STATED GOAL> Retype, with no alterations, every line between the one containing "Reproduce this chart with matplotlib." and the one containing "plt.rcParams['font.family'] = ['Liberation", counting both of those lines too. Pictures are to be left out.

EXTRACTED ENTRIES>
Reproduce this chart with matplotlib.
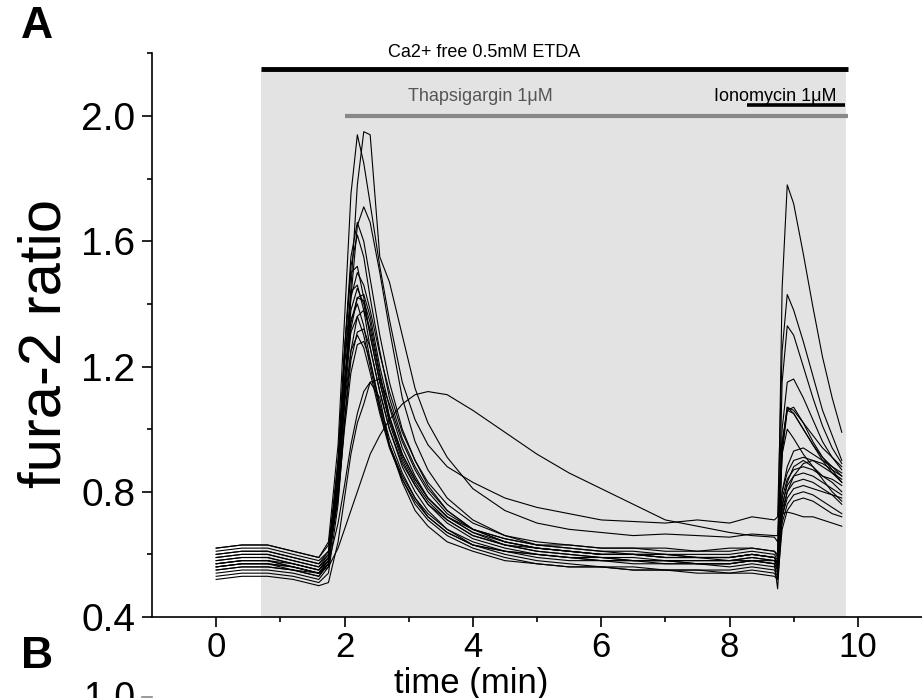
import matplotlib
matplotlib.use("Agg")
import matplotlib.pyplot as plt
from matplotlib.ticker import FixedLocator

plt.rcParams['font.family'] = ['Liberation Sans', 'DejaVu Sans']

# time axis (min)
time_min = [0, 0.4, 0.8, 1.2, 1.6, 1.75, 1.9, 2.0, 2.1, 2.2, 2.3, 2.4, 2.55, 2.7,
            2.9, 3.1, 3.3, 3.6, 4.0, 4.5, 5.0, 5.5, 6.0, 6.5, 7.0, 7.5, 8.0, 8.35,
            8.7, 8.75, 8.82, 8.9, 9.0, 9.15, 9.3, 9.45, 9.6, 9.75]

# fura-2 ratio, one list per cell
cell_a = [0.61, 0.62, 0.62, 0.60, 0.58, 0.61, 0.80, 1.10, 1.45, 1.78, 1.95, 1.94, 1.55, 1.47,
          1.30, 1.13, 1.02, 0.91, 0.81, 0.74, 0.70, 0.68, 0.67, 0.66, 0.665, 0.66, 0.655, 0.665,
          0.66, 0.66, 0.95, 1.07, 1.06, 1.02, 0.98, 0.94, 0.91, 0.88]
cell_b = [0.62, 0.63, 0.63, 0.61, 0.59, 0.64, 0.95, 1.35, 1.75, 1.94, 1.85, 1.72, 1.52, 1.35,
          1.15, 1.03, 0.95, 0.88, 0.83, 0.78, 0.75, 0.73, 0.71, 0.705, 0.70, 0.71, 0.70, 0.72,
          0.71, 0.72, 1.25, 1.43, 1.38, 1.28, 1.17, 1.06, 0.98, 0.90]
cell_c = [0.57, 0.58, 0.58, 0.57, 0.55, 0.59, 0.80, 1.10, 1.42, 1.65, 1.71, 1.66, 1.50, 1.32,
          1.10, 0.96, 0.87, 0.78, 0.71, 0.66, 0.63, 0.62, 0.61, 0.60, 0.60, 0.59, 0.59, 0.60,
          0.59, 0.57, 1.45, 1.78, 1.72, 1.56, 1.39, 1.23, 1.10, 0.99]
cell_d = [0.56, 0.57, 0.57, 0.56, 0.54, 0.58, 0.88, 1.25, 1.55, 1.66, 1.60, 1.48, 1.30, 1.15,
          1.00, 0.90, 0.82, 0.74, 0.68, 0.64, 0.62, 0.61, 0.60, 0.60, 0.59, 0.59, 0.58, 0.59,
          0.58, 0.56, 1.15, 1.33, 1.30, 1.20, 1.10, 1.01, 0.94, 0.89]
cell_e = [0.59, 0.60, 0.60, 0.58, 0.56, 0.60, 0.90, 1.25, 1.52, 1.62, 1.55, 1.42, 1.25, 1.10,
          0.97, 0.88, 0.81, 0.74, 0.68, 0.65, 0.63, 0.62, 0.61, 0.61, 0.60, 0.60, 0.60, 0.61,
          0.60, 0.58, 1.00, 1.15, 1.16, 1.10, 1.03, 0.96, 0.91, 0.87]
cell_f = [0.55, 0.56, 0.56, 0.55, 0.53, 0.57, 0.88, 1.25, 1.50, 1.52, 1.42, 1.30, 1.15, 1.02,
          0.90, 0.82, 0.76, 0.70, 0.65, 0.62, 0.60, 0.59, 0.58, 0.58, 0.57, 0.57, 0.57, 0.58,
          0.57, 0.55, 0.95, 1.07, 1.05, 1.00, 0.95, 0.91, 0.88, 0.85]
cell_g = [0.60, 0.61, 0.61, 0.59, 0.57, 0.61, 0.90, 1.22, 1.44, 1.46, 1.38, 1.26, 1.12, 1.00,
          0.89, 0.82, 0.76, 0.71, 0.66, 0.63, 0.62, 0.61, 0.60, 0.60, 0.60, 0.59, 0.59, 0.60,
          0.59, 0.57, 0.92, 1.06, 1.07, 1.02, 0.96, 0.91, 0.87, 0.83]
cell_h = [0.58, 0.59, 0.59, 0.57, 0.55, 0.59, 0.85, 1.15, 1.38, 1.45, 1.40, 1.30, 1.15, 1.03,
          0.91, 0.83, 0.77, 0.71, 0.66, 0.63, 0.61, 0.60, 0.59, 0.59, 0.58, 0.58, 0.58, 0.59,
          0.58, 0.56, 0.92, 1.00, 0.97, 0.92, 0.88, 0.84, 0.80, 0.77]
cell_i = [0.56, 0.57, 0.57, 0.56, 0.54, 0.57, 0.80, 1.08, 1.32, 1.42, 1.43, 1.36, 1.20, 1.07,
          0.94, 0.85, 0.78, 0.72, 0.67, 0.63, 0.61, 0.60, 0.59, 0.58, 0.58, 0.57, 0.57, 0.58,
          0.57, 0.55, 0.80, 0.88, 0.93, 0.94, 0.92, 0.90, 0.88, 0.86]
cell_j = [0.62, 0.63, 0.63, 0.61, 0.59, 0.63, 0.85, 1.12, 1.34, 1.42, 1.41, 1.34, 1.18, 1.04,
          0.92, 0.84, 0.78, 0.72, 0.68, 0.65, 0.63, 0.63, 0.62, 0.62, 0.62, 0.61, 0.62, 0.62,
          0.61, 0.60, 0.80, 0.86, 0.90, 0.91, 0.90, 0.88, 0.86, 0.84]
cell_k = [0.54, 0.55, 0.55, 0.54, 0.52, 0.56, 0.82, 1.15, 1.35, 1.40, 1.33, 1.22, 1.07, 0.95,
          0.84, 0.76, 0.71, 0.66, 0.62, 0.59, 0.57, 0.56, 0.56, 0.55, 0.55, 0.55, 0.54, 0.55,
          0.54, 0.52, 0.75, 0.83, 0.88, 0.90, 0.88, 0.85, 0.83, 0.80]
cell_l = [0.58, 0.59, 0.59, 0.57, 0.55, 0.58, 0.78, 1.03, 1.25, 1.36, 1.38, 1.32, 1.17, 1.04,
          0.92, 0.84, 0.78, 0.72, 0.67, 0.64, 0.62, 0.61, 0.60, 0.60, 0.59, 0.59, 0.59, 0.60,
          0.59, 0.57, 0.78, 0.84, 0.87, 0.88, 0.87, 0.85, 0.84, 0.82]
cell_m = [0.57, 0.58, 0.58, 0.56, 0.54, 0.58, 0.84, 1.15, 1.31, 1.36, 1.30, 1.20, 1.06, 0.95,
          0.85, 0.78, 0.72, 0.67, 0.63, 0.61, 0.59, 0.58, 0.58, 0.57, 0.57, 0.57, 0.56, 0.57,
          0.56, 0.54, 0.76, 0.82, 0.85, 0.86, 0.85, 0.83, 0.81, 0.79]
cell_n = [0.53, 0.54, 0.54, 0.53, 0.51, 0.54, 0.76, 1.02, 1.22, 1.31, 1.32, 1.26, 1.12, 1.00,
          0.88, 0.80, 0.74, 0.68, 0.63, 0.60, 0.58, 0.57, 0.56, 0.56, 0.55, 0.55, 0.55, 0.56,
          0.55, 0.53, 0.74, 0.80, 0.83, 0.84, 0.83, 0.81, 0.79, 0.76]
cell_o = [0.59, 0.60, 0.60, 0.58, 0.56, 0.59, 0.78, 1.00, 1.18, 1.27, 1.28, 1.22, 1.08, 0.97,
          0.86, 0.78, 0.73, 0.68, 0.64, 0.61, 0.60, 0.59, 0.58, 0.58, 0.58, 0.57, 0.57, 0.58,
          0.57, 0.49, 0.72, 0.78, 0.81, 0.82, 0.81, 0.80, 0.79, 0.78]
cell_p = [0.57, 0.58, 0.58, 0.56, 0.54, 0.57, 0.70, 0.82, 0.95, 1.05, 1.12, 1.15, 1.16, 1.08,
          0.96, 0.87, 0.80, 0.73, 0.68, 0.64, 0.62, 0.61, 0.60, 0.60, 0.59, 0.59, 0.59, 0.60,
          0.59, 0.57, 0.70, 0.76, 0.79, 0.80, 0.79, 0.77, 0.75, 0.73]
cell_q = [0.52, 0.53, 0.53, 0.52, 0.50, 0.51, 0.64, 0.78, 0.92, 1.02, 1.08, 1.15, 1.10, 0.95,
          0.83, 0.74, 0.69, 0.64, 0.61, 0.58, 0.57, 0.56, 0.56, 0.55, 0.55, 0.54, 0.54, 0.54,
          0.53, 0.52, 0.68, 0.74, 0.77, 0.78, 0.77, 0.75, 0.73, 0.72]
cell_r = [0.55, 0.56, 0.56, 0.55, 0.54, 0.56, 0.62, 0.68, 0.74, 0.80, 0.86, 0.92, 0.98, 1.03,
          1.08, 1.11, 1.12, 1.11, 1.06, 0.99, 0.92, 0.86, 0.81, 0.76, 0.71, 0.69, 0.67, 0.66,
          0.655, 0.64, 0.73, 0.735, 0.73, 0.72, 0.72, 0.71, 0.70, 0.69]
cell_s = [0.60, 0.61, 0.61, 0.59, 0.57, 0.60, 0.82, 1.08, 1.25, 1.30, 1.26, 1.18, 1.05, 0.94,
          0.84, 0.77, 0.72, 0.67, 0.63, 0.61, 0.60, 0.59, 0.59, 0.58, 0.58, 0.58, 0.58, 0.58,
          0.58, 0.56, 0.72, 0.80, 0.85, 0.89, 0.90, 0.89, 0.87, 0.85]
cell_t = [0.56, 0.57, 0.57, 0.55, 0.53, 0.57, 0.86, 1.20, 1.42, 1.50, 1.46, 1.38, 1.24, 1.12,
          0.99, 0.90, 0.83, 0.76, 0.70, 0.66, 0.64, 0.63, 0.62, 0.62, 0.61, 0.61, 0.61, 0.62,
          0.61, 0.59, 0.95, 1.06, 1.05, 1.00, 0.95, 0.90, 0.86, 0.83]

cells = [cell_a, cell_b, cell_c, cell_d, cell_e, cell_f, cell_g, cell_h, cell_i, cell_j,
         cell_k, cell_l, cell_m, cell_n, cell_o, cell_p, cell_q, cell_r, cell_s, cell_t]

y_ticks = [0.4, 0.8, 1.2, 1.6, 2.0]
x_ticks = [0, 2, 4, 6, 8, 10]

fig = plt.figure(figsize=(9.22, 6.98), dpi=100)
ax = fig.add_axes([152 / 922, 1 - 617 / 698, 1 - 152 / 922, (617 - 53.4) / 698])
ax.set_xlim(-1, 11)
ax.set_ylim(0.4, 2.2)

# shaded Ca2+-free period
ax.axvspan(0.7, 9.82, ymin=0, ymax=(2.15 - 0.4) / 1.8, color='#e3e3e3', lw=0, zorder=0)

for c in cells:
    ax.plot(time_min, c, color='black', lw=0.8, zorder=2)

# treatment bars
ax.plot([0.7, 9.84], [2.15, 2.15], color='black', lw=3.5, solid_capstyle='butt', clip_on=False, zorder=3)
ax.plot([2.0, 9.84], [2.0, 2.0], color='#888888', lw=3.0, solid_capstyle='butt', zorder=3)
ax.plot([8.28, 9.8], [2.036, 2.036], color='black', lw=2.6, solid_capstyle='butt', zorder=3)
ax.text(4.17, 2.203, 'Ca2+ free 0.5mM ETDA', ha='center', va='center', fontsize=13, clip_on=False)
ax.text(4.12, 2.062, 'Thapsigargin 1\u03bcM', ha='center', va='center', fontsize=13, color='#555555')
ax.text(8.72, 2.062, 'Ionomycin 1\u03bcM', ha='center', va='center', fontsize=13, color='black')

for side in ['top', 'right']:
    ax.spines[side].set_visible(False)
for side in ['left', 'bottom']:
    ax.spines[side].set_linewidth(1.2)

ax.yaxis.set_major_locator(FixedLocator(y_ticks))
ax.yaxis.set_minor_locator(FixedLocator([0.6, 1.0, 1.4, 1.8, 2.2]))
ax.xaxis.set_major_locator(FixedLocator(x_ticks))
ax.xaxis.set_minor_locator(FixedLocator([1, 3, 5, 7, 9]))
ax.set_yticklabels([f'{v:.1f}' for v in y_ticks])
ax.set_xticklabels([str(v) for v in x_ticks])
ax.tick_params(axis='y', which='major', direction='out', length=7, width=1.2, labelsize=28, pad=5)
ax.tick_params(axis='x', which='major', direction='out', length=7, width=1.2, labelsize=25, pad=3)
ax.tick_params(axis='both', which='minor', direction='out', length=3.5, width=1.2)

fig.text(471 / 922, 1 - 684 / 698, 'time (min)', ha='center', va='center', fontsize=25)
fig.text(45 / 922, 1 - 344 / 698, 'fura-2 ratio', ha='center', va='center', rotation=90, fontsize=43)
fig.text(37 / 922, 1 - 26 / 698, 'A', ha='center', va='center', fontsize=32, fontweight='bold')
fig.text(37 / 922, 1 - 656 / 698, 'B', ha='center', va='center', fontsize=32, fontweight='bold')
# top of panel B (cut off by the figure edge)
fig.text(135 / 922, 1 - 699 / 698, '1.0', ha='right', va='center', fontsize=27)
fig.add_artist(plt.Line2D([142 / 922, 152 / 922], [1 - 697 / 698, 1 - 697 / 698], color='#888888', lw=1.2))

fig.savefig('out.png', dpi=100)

---

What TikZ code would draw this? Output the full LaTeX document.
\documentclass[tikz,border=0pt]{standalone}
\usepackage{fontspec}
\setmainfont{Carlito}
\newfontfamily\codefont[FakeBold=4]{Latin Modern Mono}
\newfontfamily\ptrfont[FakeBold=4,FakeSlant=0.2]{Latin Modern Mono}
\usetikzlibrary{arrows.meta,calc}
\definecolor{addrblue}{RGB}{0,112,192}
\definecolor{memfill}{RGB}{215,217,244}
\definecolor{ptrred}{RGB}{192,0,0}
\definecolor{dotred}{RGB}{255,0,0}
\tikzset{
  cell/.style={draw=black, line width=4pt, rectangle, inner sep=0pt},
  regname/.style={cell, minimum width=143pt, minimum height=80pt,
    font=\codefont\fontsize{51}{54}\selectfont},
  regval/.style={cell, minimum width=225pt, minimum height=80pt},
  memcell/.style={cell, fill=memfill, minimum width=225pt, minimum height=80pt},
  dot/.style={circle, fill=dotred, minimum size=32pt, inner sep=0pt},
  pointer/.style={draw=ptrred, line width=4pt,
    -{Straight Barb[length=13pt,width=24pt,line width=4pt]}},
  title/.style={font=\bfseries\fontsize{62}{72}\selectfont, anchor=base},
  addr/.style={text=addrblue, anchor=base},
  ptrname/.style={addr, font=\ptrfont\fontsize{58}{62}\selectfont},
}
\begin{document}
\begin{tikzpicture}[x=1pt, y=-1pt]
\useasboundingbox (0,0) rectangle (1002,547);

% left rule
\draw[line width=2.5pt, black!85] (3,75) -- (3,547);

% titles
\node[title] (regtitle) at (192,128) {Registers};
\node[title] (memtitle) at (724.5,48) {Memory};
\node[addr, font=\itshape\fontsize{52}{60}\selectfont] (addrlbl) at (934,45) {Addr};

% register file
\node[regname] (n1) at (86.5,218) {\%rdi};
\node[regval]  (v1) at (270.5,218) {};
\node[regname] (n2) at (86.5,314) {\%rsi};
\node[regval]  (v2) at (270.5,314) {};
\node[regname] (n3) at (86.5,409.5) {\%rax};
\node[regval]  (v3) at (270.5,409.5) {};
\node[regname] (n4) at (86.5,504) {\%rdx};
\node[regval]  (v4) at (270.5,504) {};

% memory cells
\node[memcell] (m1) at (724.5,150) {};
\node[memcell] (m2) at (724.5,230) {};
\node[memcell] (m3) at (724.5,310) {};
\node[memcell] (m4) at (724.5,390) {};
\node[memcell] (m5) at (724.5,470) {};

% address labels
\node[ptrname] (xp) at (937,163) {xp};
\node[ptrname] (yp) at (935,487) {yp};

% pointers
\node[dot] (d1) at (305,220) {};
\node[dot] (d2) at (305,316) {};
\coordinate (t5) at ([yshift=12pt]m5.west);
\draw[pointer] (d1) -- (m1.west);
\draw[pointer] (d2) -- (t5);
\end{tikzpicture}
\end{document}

PROBLEM SOLUTION>
Reproduce this chart with matplotlib.
import matplotlib
matplotlib.use("Agg")
import matplotlib.pyplot as plt
from matplotlib.ticker import FixedLocator

plt.rcParams['font.family'] = ['Liberation Sans', 'DejaVu Sans']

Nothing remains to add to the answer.